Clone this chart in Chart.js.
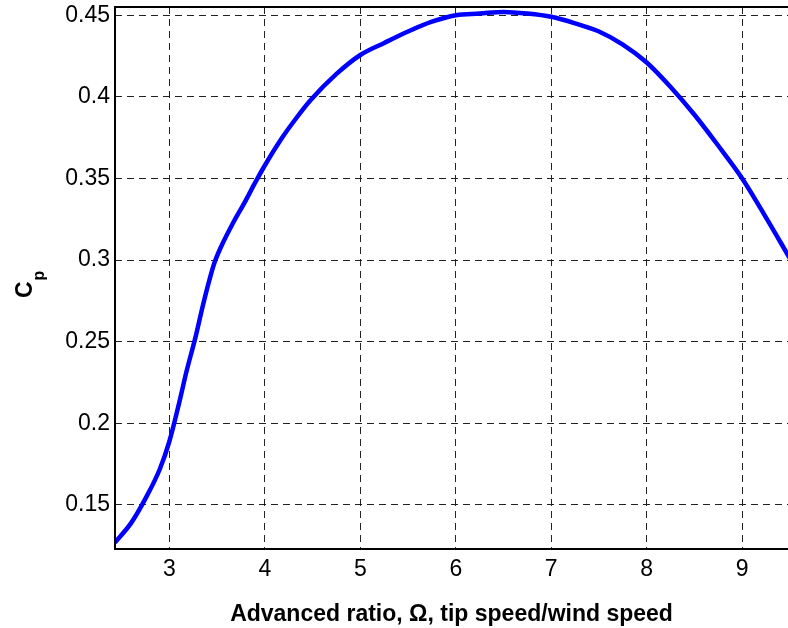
<!DOCTYPE html>
<html>
<head>
<meta charset="utf-8">
<script src="https://cdn.jsdelivr.net/npm/chart.js@4/dist/chart.umd.min.js"></script>
<style>
  html, body { margin: 0; padding: 0; background: #fff; }
  #wrap { width: 788px; height: 628px; }
</style>
</head>
<body>
<div id="wrap"><canvas id="Plot"></canvas></div>
<script>
// tip speed ratio
var tsr = [2.43, 2.6, 2.75, 2.9, 3.0, 3.1, 3.18, 3.27, 3.35, 3.42, 3.47, 3.54, 3.665, 3.79, 3.89, 3.99,
           4.17, 4.33, 4.48, 4.75, 5.0, 5.25, 5.5, 5.75, 6.0, 6.25, 6.5, 6.75, 7.0, 7.25, 7.5, 7.75,
           8.0, 8.25, 8.5, 8.75, 9.0, 9.25, 9.5];
// power coefficient
var cp = [0.127, 0.139, 0.154, 0.172, 0.189, 0.212, 0.232, 0.252, 0.272, 0.288, 0.298, 0.308, 0.3225, 0.3355, 0.3465, 0.357,
          0.374, 0.387, 0.398, 0.414, 0.4256, 0.433, 0.440, 0.446, 0.450, 0.451, 0.452, 0.451, 0.449, 0.445, 0.440, 0.432,
          0.421, 0.406, 0.389, 0.370, 0.350, 0.326, 0.301];

var xTicks = [3, 4, 5, 6, 7, 8, 9];
var yTicks = [0.15, 0.2, 0.25, 0.3, 0.35, 0.4, 0.45];

var pts = tsr.map(function (x, i) { return {x: x, y: cp[i]}; });

var fam = '"Liberation Sans", Arial, Helvetica, sans-serif';

// axes box + rotated C_p label
var boxPlugin = {
  id: 'box',
  afterDraw: function (chart) {
    var c = chart.ctx, a = chart.chartArea;
    c.save();
    c.strokeStyle = '#000';
    c.lineWidth = 2;
    c.beginPath();
    c.moveTo(a.right + 2, a.top);
    c.lineTo(a.left, a.top);
    c.lineTo(a.left, a.bottom);
    c.lineTo(a.right + 2, a.bottom);
    c.stroke();
    c.restore();

    c.save();
    c.fillStyle = '#000';
    c.translate(32, 298);
    c.rotate(-Math.PI / 2);
    c.textAlign = 'left';
    c.textBaseline = 'alphabetic';
    c.font = 'bold 23px ' + fam;
    c.fillText('C', 0, 0);
    var w = c.measureText('C').width;
    c.font = 'bold 16px ' + fam;
    c.fillText('p', w + 1, 12);
    c.restore();
  }
};

var ctx = document.getElementById('Plot').getContext('2d');
var myChart = new Chart(ctx, {
  type: 'line',
  data: {
    datasets: [{
      data: pts,
      borderColor: '#0000ff',
      backgroundColor: '#0000ff',
      borderWidth: 4.5,
      pointRadius: 0,
      cubicInterpolationMode: 'monotone',
      fill: false
    }]
  },
  options: {
    responsive: true,
    maintainAspectRatio: false,
    animation: false,
    layout: { padding: { top: 7, left: 0, right: 0, bottom: 0 } },
    plugins: { legend: { display: false }, tooltip: { enabled: false } },
    scales: {
      x: {
        type: 'linear',
        min: 2.43,
        max: 9.48,
        afterFit: function (s) { s.height = 79; s.paddingLeft = 0; s.paddingRight = 0; },
        afterBuildTicks: function (s) { s.ticks = xTicks.map(function (v) { return {value: v}; }); },
        grid: { color: '#222', lineWidth: 1, drawTicks: false },
        border: { display: false, dash: [7, 5] },
        ticks: { color: '#000', padding: 7, font: { family: fam, size: 23 } },
        title: {
          display: true,
          text: 'Advanced ratio, \u03A9, tip speed/wind speed',
          color: '#000',
          padding: { top: 0, bottom: 0 },
          font: { family: fam, size: 23, weight: 'bold' }
        }
      },
      y: {
        min: 0.123,
        max: 0.455,
        afterFit: function (s) { s.width = 115; s.paddingTop = 0; s.paddingBottom = 0; },
        afterBuildTicks: function (s) { s.ticks = yTicks.map(function (v) { return {value: v}; }); },
        grid: { color: '#222', lineWidth: 1, drawTicks: false },
        border: { display: false, dash: [7, 5] },
        ticks: {
          color: '#000', padding: 5, font: { family: fam, size: 23 },
          callback: function (v) { return String(+v.toFixed(2)); }
        }
      }
    }
  },
  plugins: [boxPlugin]
});
</script>
</body>
</html>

### Stated task
Leave out any pictures, please, and quote only the lines from the top of the data through the line that contains "0.421, 0.406, 0.389, 0.370, 0.350, 0.326, 0.301];".

### Result
Clone this chart in Chart.js.
<!DOCTYPE html>
<html>
<head>
<meta charset="utf-8">
<script src="https://cdn.jsdelivr.net/npm/chart.js@4/dist/chart.umd.min.js"></script>
<style>
  html, body { margin: 0; padding: 0; background: #fff; }
  #wrap { width: 788px; height: 628px; }
</style>
</head>
<body>
<div id="wrap"><canvas id="Plot"></canvas></div>
<script>
// tip speed ratio
var tsr = [2.43, 2.6, 2.75, 2.9, 3.0, 3.1, 3.18, 3.27, 3.35, 3.42, 3.47, 3.54, 3.665, 3.79, 3.89, 3.99,
           4.17, 4.33, 4.48, 4.75, 5.0, 5.25, 5.5, 5.75, 6.0, 6.25, 6.5, 6.75, 7.0, 7.25, 7.5, 7.75,
           8.0, 8.25, 8.5, 8.75, 9.0, 9.25, 9.5];
// power coefficient
var cp = [0.127, 0.139, 0.154, 0.172, 0.189, 0.212, 0.232, 0.252, 0.272, 0.288, 0.298, 0.308, 0.3225, 0.3355, 0.3465, 0.357,
          0.374, 0.387, 0.398, 0.414, 0.4256, 0.433, 0.440, 0.446, 0.450, 0.451, 0.452, 0.451, 0.449, 0.445, 0.440, 0.432,
          0.421, 0.406, 0.389, 0.370, 0.350, 0.326, 0.301];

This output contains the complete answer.